- Status: Identified on 18 March 2026
- Died: Emigrant Gap, California, U.S.
- Cause of death: Homicide by strangulation
- Known for: Unidentified victim of homicide
- Height: Approximately 5 ft 8 in (1.73 m)

= Murder of Melinda Beardsley =

Unidentified murder victim

Emigrant Gap Jane Doe was a formerly unidentified murder victim whose body was found on December 17, 1977, near the intersection of I-80 and Highway 20 in Emigrant Gap, California. Despite extensive investigation by the Placer County sheriff's office, no identification of this decedent was made at the time.

NamUs and The Doe Network announced that the woman had been identified in 2026. On 18 March 2026, the identity of the victim was released to the public as Melinda "Pip" Beardsley.

==Discovery of the body==

At approximately 4 p.m. on December 17, 1977, a couple visiting from Sonoma County found the body of a nude woman 30 feet off I-80 while walking their dog. The woman was described as being caucasian, between the ages of 25 and 35, 5 feet 8 in height, and weighing 145 pounds. She had short, dark brown to black hair and brown eyes. She had a removable partial denture for her upper four front teeth. Her ears had been pierced. She was found to be wearing orange nail polish on her toes. A search of the area surrounding the body turned up no clothing or jewelry.

==Investigation==

After the discovery of the body, a witness came forward and claimed to have seen the body being dumped about 3 hours before it was found by two white elderly one of hispanic origin men a Toyota Celica. The passenger of the Celica was seen attempting to drag something heavy out of the back seat. These men have never been identified or charged for her murder. Investigators considered the possibility of active serial killers at the time being suspects, such as Ted Bundy and the Hillside Strangler, though both were ruled out. Lack of forensic evidence at the scene lead investigators to believe that the woman had been killed elsewhere and dumped.

An autopsy on the body was performed on December 19, 1977. The autopsy determined that the woman had been killed about 2 to 6 days before being dumped. Marks on the woman's neck suggested that cause of death was manual strangulation. There was also evidence of trauma to the head. Despite being found nude, there was no evidence of sexual assault.

Pathologists noted that the woman had recently underwent significant weight loss, as indicated by stretch marks on her abdomen and breasts. It was theorized that this weight loss could have been caused by a prior pregnancy. She also was noted to have heavily calloused feet, which indicated that she may have walked a lot or had worn cheap/improperly fitted shoes in life. There was also some physical evidence to indicate she was a prostitute in life.

Police bulletins with a forensic reconstruction of the woman were circulated state and nationwide. Fingerprints were pulled from the body and sent to the California Department of Justice and the FBI, but no matches were found. Further efforts saw the sheriff's office sending the fingerprints to all agencies in the United States and Canada that had a fingerprint identification system at the time. Photos of the woman's dental plate were circulated nationwide in dental magazines but lead to no leads. Police also visited almost every brothel in the state of Nevada in the possibility that someone recognized her.

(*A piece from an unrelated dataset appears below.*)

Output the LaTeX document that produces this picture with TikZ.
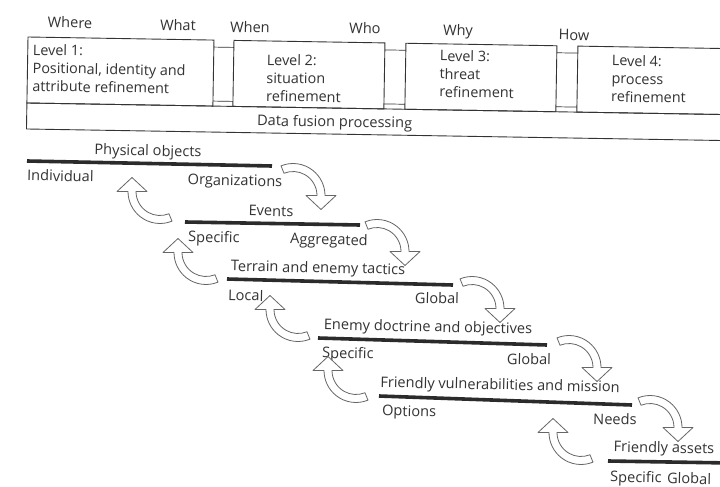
\documentclass[tikz,border=0pt]{standalone}
\usepackage{fontspec}
\setmainfont{Open Sans}
\usetikzlibrary{calc}
\definecolor{ink}{HTML}{333333}
\definecolor{barink}{HTML}{2B2B2B}
\definecolor{arrowink}{HTML}{666666}

\tikzset{
  lbl/.style={font=\fontsize{14.6}{17}\selectfont, text=ink, inner sep=0pt, rotate=-1.2},
  boxtext/.style={font=\fontsize{14.4}{18}\selectfont, text=ink, inner sep=0pt,
    align=left, anchor=north west},
  frame/.style={draw=ink, line width=0.9pt},
  barline/.style={draw=barink, line width=3.6pt},
  turn/.pic={
    \draw[draw=arrowink, line width=0.8pt, fill=white, line join=round]
      (-112:32) arc[start angle=-112, end angle=0, radius=32]
      -- (0:43) -- (28,14) -- (0:13) -- (0:24)
      arc[start angle=0, end angle=-112, radius=24] -- cycle;
  }
}

\begin{document}
\begin{tikzpicture}[x=1pt, y=-1pt]
\useasboundingbox (0,0) rectangle (720,487);
\fill[white] (0,0) rectangle (720,487);
\clip (0,0) rectangle (720,487);

% question words above the levels
\node[lbl] (qwhere) at (70,22.5) {Where};
\node[lbl] (qwhat)  at (178,25) {What};
\node[lbl] (qwhen)  at (250,27) {When};
\node[lbl] (qwho)   at (365,28) {Who};
\node[lbl] (qwhy)   at (458,32) {Why};
\node[lbl] (qhow)   at (574,35) {How};

% the four refinement levels on the processing band
\begin{scope}[rotate around={-0.95:(28,37)}, transform shape]
  \draw[frame] (28,37) rectangle (214,103);
  \draw[frame] (234,37) rectangle (385,103);
  \draw[frame] (406,37) rectangle (557,103);
  \draw[frame] (578,37) rectangle (740,103);
  \draw[frame] (28,103) rectangle (740,129);
  % links between neighbouring levels
  \foreach \a/\b in {214/234, 385/406, 557/578}{
    \draw[frame, line width=0.7pt] (\a,44) -- (\b,44);
    \draw[frame, line width=0.7pt] (\a,98) -- (\b,98);
  }
  \node[boxtext] (lev1) at (33,44) {Level 1:\\Positional, identity and\\attribute refinement};
  \node[boxtext] (lev2) at (267,50) {Level 2:\\situation\\refinement};
  \node[boxtext] (lev3) at (440,43) {Level 3:\\threat\\refinement};
  \node[boxtext] (lev4) at (612,45) {Level 4:\\process\\refinement};
  \node[lbl, rotate=1.2] (dfp) at (336,118) {Data fusion processing};
\end{scope}

% staircase of assessment scales
\coordinate (b1s) at (27,161);  \coordinate (b1e) at (272,166);
\coordinate (b2s) at (185,222); \coordinate (b2e) at (360,225);
\coordinate (b3s) at (227,279); \coordinate (b3e) at (453,285);
\coordinate (b4s) at (318,338); \coordinate (b4e) at (547,345);
\coordinate (b5s) at (379,396); \coordinate (b5e) at (632,405);
\coordinate (b6s) at (608,461); \coordinate (b6e) at (730,463);
\foreach \i in {1,...,6}{\draw[barline] (b\i s) -- (b\i e);}

\node[lbl] (t1) at (148,152) {Physical objects};
\node[lbl, anchor=west] (l1) at (27,175) {Individual};
\node[lbl] (r1) at (235,182) {Organizations};

\node[lbl] (t2) at (271,211) {Events};
\node[lbl, anchor=west] (l2) at (188,238) {Specific};
\node[lbl] (r2) at (329,241) {Aggregated};

\node[lbl] (t3) at (318,269) {Terrain and enemy tactics};
\node[lbl, anchor=west] (l3) at (228,295) {Local};
\node[lbl] (r3) at (437,298) {Global};

\node[lbl] (t4) at (428,328) {Enemy doctrine and objectives};
\node[lbl, anchor=west] (l4) at (322,354) {Specific};
\node[lbl] (r4) at (529,359) {Global};

\node[lbl] (t5) at (500,386) {Friendly vulnerabilities and mission};
\node[lbl, anchor=west] (l5) at (382,412) {Options};
\node[lbl] (r5) at (615,419) {Needs};

\node[lbl] (t6) at (664,449) {Friendly assets};
\node[lbl, anchor=west] (l6) at (610,478) {Specific};
\node[lbl, anchor=west] (r6) at (667,478) {Global};

% turning arrows: down the staircase on the right, back up on the left
\pic at (293,195.5) {turn};
\pic at (377,251.5) {turn};
\pic at (472,308.5) {turn};
\pic at (569,367.5) {turn};
\pic at (650,427.5) {turn};

\pic[rotate=180] at (160,191.5) {turn};
\pic[rotate=180] at (206,252.5) {turn};
\pic[rotate=180] at (298,309.5) {turn};
\pic[rotate=180] at (356,370.5) {turn};
\pic[rotate=180] at (581,432.5) {turn};
\end{tikzpicture}
\end{document}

In 2024, two people were ruled out as this decedent; Laura Davis, missing from Dixon, California, and Doris Scandalis, missing from Carmichael, California.

In 2026, it was announced that the victim had been identified, and on 18 March 2026, the name of the victim was publicly released as Melinda "Pip" Beardsley.

==Burial==
While investigators were attempting to uncover her identity, the woman's body was sent to the Sacramento County morgue and was frozen. After efforts failed to identify her at the time, she was given a paupers burial on November 6, 1978. The funeral arrangements were made by Chapel of the Hills in Auburn, and she is buried at the New Auburn Cemetery.